To make your managed spot jobs potentially use all global regions, please log into the spot controller with ssh sky-spot-controller-<hash> (the full name can be found in sky status), and run the commands above.

(Advanced) How to edit or update the regions or pricing information used by SkyPilot?#

SkyPilot stores regions and pricing information for different cloud resource types in CSV files known as “service catalogs”. These catalogs are cached in the ~/.sky/catalogs/<schema-version>/ directory.

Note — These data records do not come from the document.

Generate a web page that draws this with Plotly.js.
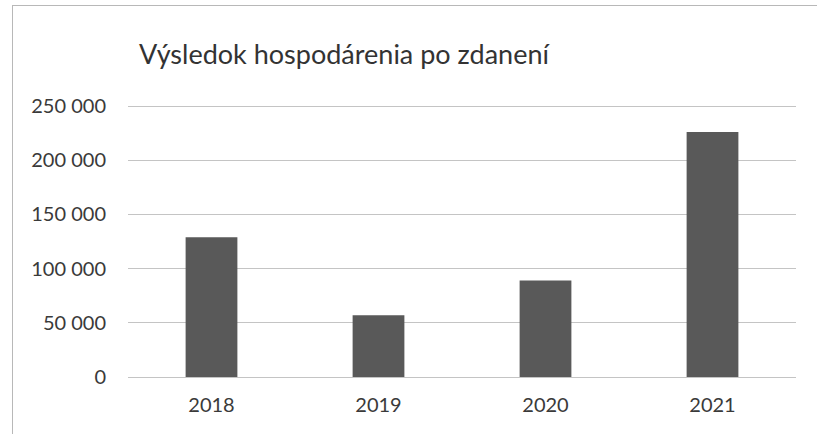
<!DOCTYPE html>
<html>
<head>
<meta charset="utf-8">
<script src="https://cdn.plot.ly/plotly-3.0.1.min.js"></script>
<style>
  html, body { margin: 0; padding: 0; background: #ffffff; }
  #frame { position: absolute; left: 0; top: 0; width: 817px; height: 434px; overflow: hidden; }
  #border { position: absolute; left: 12px; top: 5px; width: 900px; height: 500px; border-left: 1px solid #b8b8b8; border-top: 1px solid #b8b8b8; pointer-events: none; }
  #chart { position: absolute; left: 0; top: 0; width: 817px; height: 434px; }
</style>
</head>
<body>
<div id="frame">
  <div id="chart"></div>
  <div id="border"></div>
</div>
<script>
const categories = ["2018", "2019", "2020", "2021"];
const values = [129000, 57000, 89000, 226000];
const yTicks = [0, 50000, 100000, 150000, 200000, 250000];
const chartTitle = "Výsledok hospodárenia po zdanení";

const fontFamily = "Lato, 'Open Sans', sans-serif";

Plotly.newPlot("chart", [{
  type: "bar",
  x: categories,
  y: values,
  marker: { color: "#595959", line: { width: 0 } },
  hoverinfo: "none"
}], {
  width: 817,
  height: 434,
  margin: { l: 128, r: 21, t: 105, b: 57, pad: 0 },
  paper_bgcolor: "rgba(0,0,0,0)",
  plot_bgcolor: "rgba(0,0,0,0)",
  separators: ", ",
  bargap: 0.69,
  showlegend: false,
  font: { family: fontFamily, color: "#3a3a3a" },
  title: {
    text: chartTitle,
    font: { family: fontFamily, size: 27, color: "#333333" },
    x: 344 / 817, xref: "container", xanchor: "center",
    y: 1 - 55 / 434, yref: "container", yanchor: "middle"
  },
  xaxis: {
    type: "category",
    showgrid: false,
    showline: false,
    zeroline: false,
    ticks: "",
    ticklabelstandoff: 14,
    tickfont: { family: fontFamily, size: 20, color: "#3a3a3a" }
  },
  yaxis: {
    range: [0, 251000],
    tickmode: "array",
    tickvals: yTicks,
    tickformat: ",d",
    showgrid: true,
    gridcolor: "#c4c4c4",
    gridwidth: 1,
    zeroline: true,
    zerolinecolor: "#c4c4c4",
    zerolinewidth: 1,
    showline: false,
    ticks: "",
    ticklabelstandoff: 21,
    tickfont: { family: fontFamily, size: 20, color: "#3a3a3a" }
  }
}, { staticPlot: true, displayModeBar: false });
</script>
</body>
</html>
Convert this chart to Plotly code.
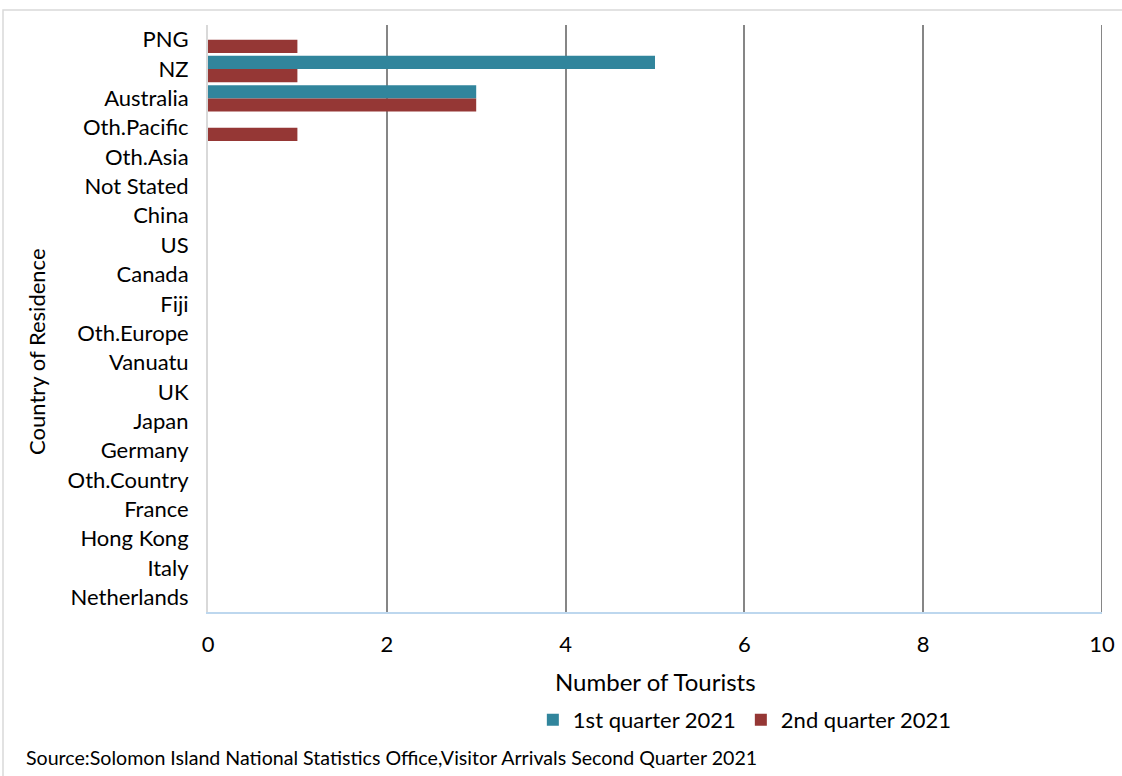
import plotly.graph_objects as go

countries = ["PNG", "NZ", "Australia", "Oth.Pacific", "Oth.Asia", "Not Stated", "China", "US",
             "Canada", "Fiji", "Oth.Europe", "Vanuatu", "UK", "Japan", "Germany", "Oth.Country",
             "France", "Hong Kong", "Italy", "Netherlands"]
q1_2021 = [0, 5, 3, 0, 0, 0, 0, 0, 0, 0, 0, 0, 0, 0, 0, 0, 0, 0, 0, 0]
q2_2021 = [1, 1, 3, 1, 0, 0, 0, 0, 0, 0, 0, 0, 0, 0, 0, 0, 0, 0, 0, 0]
x_ticks = [0, 2, 4, 6, 8, 10]

FONT = "Lato"
fig = go.Figure()
fig.add_trace(go.Bar(y=countries, x=q1_2021, orientation="h", name="1st quarter 2021",
                     marker=dict(color="#31859C", line=dict(width=0))))
fig.add_trace(go.Bar(y=countries, x=q2_2021, orientation="h", name="2nd quarter 2021",
                     marker=dict(color="#953735", line=dict(width=0))))

fig.update_layout(
    width=1122, height=776,
    margin=dict(l=208, r=20, t=25, b=164, autoexpand=False),
    paper_bgcolor="white", plot_bgcolor="white",
    barmode="group", bargap=0.1, bargroupgap=0,
    font=dict(family=FONT, size=22, color="#000000"),
    showlegend=True,
    legend=dict(orientation="h", x=0.6005, y=-0.184, xanchor="center", yanchor="middle",
                font=dict(size=22), traceorder="normal"),
    xaxis=dict(range=[x_ticks[0], x_ticks[-1]], tickvals=x_ticks, showgrid=True,
               gridcolor="#868686", gridwidth=2, automargin=False,
               zeroline=False, showline=True, linecolor="#BDD7EE", linewidth=2,
               ticks="", ticklabelstandoff=12, tickfont=dict(size=22)),
    yaxis=dict(autorange="reversed", categoryorder="array", categoryarray=countries,
               showgrid=False, zeroline=False, showline=True, linecolor="#D9D9D9", linewidth=2,
               automargin=False,
               ticks="", ticklabelstandoff=13, tickfont=dict(size=22)),
    annotations=[
        dict(text="Country of Residence", xref="paper", yref="paper", x=-0.1913, y=0.443,
             textangle=-90, showarrow=False, font=dict(size=22), xanchor="center", yanchor="middle"),
        dict(text="Number of Tourists", xref="paper", yref="paper", x=0.5, y=-0.119,
             showarrow=False, font=dict(size=24), xanchor="center", yanchor="middle"),
        dict(text="Source:Solomon Island National Statistics Office,Visitor Arrivals Second Quarter 2021",
             xref="paper", yref="paper", x=-0.206, y=-0.2487, showarrow=False,
             font=dict(size=19.6), xanchor="left", yanchor="middle"),
    ],
    shapes=[
        dict(type="rect", xref="paper", yref="paper", x0=-0.2293, x1=1.05, y0=-0.3, y1=1.0256,
             line=dict(color="#D9D9D9", width=1.5), layer="below"),
        dict(type="line", xref="x", yref="paper", x0=x_ticks[-1], x1=x_ticks[-1], y0=0, y1=1,
             line=dict(color="#868686", width=2), layer="below"),
    ],
)

fig.write_html("out.html", config={"displayModeBar": False},
               post_script="document.body.style.margin='0';document.body.style.overflow='hidden';")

Check out your schema version by running the following command:

python -c "from sky.clouds import service_catalog; print(service_catalog.CATALOG_SCHEMA_VERSION)"

You can customize the catalog files to your needs. For example, if you have access to special regions of GCP, add the data to ~/.sky/catalogs/<schema-version>/gcp.csv. Also, you can update the catalog for a specific cloud by deleting the CSV file (e.g., rm ~/.sky/catalogs/<schema-version>/gcp.csv). SkyPilot will automatically download the latest catalog in the next run.